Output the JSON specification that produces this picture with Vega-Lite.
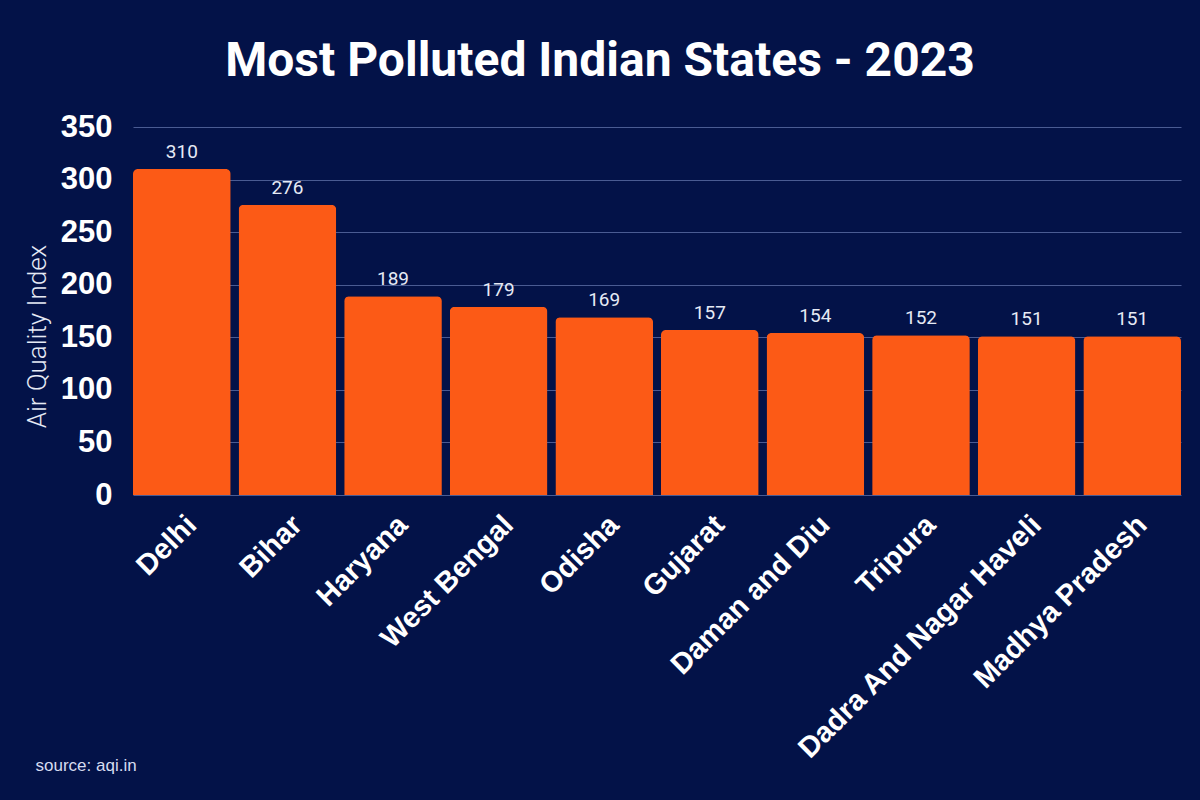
{
  "$schema": "https://vega.github.io/schema/vega-lite/v6.json",
  "width": 1048,
  "height": 368,
  "autosize": {"type": "none"},
  "padding": {"left": 133, "top": 127, "right": 19, "bottom": 305},
  "background": "#031248",
  "title": {
    "text": "Most Polluted Indian States - 2023",
    "font": "Roboto",
    "fontSize": 48,
    "fontWeight": "bold",
    "color": "#ffffff",
    "anchor": "middle",
    "frame": "group",
    "baseline": "bottom",
    "offset": 40,
    "dy": 63,
    "dx": -57
  },
  "data": {
    "values": [
      {"state": "Delhi", "aqi": 310},
      {"state": "Bihar", "aqi": 276},
      {"state": "Haryana", "aqi": 189},
      {"state": "West Bengal", "aqi": 179},
      {"state": "Odisha", "aqi": 169},
      {"state": "Gujarat", "aqi": 157},
      {"state": "Daman and Diu", "aqi": 154},
      {"state": "Tripura", "aqi": 152},
      {"state": "Dadra And Nagar Haveli", "aqi": 151},
      {"state": "Madhya Pradesh", "aqi": 151}
    ]
  },
  "encoding": {
    "x": {
      "field": "state",
      "type": "nominal",
      "sort": null,
      "scale": {"paddingInner": 0.075, "paddingOuter": 0},
      "axis": {
        "title": "source: aqi.in",
        "titleFont": "Liberation Sans",
        "titleFontSize": 17,
        "titleFontWeight": "normal",
        "titleColor": "#d6dcf0",
        "titleAnchor": "start",
        "titleAlign": "left",
        "titleBaseline": "alphabetic",
        "titleX": -98,
        "titleY": 275,
        "labelAngle": -45,
        "labelFont": "Liberation Sans",
        "labelFontSize": 29,
        "labelFontWeight": "bold",
        "labelColor": "#ffffff",
        "labelPadding": 15,
        "labelLimit": 450,
        "ticks": false,
        "domain": false
      }
    },
    "y": {
      "field": "aqi",
      "type": "quantitative",
      "scale": {"domain": [0, 350], "nice": false},
      "axis": {
        "title": "Air Quality Index",
        "titleFont": "Roboto",
        "titleFontSize": 26,
        "titleFontWeight": 300,
        "titleColor": "#e6eaf5",
        "titleAngle": -90,
        "titleAlign": "center",
        "titleBaseline": "middle",
        "titleX": -96,
        "titleY": 209,
        "values": [0, 50, 100, 150, 200, 250, 300, 350],
        "labelFont": "Liberation Sans",
        "labelFontSize": 31,
        "labelFontWeight": "bold",
        "labelColor": "#ffffff",
        "labelPadding": 21,
        "ticks": false,
        "domain": false,
        "grid": true,
        "gridColor": "#4a5b92",
        "gridWidth": 1
      }
    }
  },
  "layer": [
    {
      "mark": {
        "type": "bar",
        "color": "#fc5a16",
        "cornerRadiusTopLeft": 5,
        "cornerRadiusTopRight": 5
      }
    },
    {
      "mark": {
        "type": "text",
        "font": "Roboto",
        "fontSize": 19,
        "color": "#e6eaf5",
        "baseline": "alphabetic",
        "dy": -11
      },
      "encoding": {"text": {"field": "aqi", "type": "quantitative"}}
    }
  ],
  "config": {"view": {"stroke": null}}
}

===============

Challenge
Reproduce the material above in full, exactly, with no images.

Response for this exercise
Output the JSON specification that produces this picture with Vega-Lite.
{
  "$schema": "https://vega.github.io/schema/vega-lite/v6.json",
  "width": 1048,
  "height": 368,
  "autosize": {"type": "none"},
  "padding": {"left": 133, "top": 127, "right": 19, "bottom": 305},
  "background": "#031248",
  "title": {
    "text": "Most Polluted Indian States - 2023",
    "font": "Roboto",
    "fontSize": 48,
    "fontWeight": "bold",
    "color": "#ffffff",
    "anchor": "middle",
    "frame": "group",
    "baseline": "bottom",
    "offset": 40,
    "dy": 63,
    "dx": -57
  },
  "data": {
    "values": [
      {"state": "Delhi", "aqi": 310},
      {"state": "Bihar", "aqi": 276},
      {"state": "Haryana", "aqi": 189},
      {"state": "West Bengal", "aqi": 179},
      {"state": "Odisha", "aqi": 169},
      {"state": "Gujarat", "aqi": 157},
      {"state": "Daman and Diu", "aqi": 154},
      {"state": "Tripura", "aqi": 152},
      {"state": "Dadra And Nagar Haveli", "aqi": 151},
      {"state": "Madhya Pradesh", "aqi": 151}
    ]
  },
  "encoding": {
    "x": {
      "field": "state",
      "type": "nominal",
      "sort": null,
      "scale": {"paddingInner": 0.075, "paddingOuter": 0},
      "axis": {
        "title": "source: aqi.in",
        "titleFont": "Liberation Sans",
        "titleFontSize": 17,
        "titleFontWeight": "normal",
        "titleColor": "#d6dcf0",
        "titleAnchor": "start",
        "titleAlign": "left",
        "titleBaseline": "alphabetic",
        "titleX": -98,
        "titleY": 275,
        "labelAngle": -45,
        "labelFont": "Liberation Sans",
        "labelFontSize": 29,
        "labelFontWeight": "bold",
        "labelColor": "#ffffff",
        "labelPadding": 15,
        "labelLimit": 450,
        "ticks": false,
        "domain": false
      }
    },
    "y": {
      "field": "aqi",
      "type": "quantitative",
      "scale": {"domain": [0, 350], "nice": false},
      "axis": {
        "title": "Air Quality Index",
        "titleFont": "Roboto",
        "titleFontSize": 26,
        "titleFontWeight": 300,
        "titleColor": "#e6eaf5",
        "titleAngle": -90,
        "titleAlign": "center",
        "titleBaseline": "middle",
        "titleX": -96,
        "titleY": 209,
        "values": [0, 50, 100, 150, 200, 250, 300, 350],
        "labelFont": "Liberation Sans",
        "labelFontSize": 31,
        "labelFontWeight": "bold",
        "labelColor": "#ffffff",
        "labelPadding": 21,
        "ticks": false,
        "domain": false,
        "grid": true,
        "gridColor": "#4a5b92",
        "gridWidth": 1
      }
    }
  },
  "layer": [
    {
      "mark": {
        "type": "bar",
        "color": "#fc5a16",
        "cornerRadiusTopLeft": 5,
        "cornerRadiusTopRight": 5
      }
    },
    {
      "mark": {
        "type": "text",
        "font": "Roboto",
        "fontSize": 19,
        "color": "#e6eaf5",
        "baseline": "alphabetic",
        "dy": -11
      },
      "encoding": {"text": {"field": "aqi", "type": "quantitative"}}
    }
  ],
  "config": {"view": {"stroke": null}}
}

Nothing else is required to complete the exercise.